* [Data]:
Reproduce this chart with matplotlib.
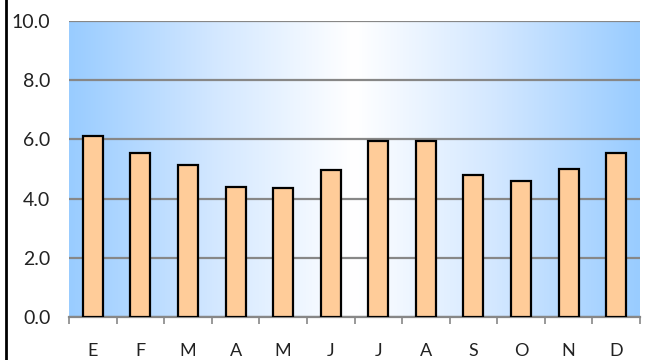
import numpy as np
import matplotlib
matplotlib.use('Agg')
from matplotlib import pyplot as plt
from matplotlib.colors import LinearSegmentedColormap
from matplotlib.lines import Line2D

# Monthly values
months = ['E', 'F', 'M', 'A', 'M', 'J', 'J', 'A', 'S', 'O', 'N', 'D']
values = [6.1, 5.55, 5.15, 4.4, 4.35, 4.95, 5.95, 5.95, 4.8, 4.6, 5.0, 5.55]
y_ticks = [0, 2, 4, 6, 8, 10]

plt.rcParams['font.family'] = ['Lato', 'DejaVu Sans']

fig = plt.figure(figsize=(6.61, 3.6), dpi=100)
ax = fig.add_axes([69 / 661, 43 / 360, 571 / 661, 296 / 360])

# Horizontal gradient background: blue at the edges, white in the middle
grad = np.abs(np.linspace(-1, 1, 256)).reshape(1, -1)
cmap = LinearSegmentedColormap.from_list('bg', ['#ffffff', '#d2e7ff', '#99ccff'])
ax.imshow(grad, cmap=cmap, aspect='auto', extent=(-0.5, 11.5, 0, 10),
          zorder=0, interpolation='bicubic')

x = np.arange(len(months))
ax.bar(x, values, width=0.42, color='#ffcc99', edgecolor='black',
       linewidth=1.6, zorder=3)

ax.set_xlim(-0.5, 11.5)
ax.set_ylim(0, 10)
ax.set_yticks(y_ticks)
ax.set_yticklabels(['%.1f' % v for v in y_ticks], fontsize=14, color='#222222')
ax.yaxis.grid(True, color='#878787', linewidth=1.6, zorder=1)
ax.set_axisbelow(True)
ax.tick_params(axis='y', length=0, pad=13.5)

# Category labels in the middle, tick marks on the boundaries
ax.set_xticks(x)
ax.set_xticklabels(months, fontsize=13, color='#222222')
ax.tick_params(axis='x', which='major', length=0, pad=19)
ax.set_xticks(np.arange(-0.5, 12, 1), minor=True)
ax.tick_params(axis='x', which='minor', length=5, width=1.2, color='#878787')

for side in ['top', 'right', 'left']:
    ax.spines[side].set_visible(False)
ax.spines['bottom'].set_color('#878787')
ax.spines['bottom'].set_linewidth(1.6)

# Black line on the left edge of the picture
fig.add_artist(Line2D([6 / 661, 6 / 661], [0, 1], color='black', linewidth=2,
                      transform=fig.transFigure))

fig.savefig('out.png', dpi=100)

* [The problem]: Without the pictures, return the listing above from its first line through the line that has "linewidth=1.6, zorder=3)".

* [Full answer]:
Reproduce this chart with matplotlib.
import numpy as np
import matplotlib
matplotlib.use('Agg')
from matplotlib import pyplot as plt
from matplotlib.colors import LinearSegmentedColormap
from matplotlib.lines import Line2D

# Monthly values
months = ['E', 'F', 'M', 'A', 'M', 'J', 'J', 'A', 'S', 'O', 'N', 'D']
values = [6.1, 5.55, 5.15, 4.4, 4.35, 4.95, 5.95, 5.95, 4.8, 4.6, 5.0, 5.55]
y_ticks = [0, 2, 4, 6, 8, 10]

plt.rcParams['font.family'] = ['Lato', 'DejaVu Sans']

fig = plt.figure(figsize=(6.61, 3.6), dpi=100)
ax = fig.add_axes([69 / 661, 43 / 360, 571 / 661, 296 / 360])

# Horizontal gradient background: blue at the edges, white in the middle
grad = np.abs(np.linspace(-1, 1, 256)).reshape(1, -1)
cmap = LinearSegmentedColormap.from_list('bg', ['#ffffff', '#d2e7ff', '#99ccff'])
ax.imshow(grad, cmap=cmap, aspect='auto', extent=(-0.5, 11.5, 0, 10),
          zorder=0, interpolation='bicubic')

x = np.arange(len(months))
ax.bar(x, values, width=0.42, color='#ffcc99', edgecolor='black',
       linewidth=1.6, zorder=3)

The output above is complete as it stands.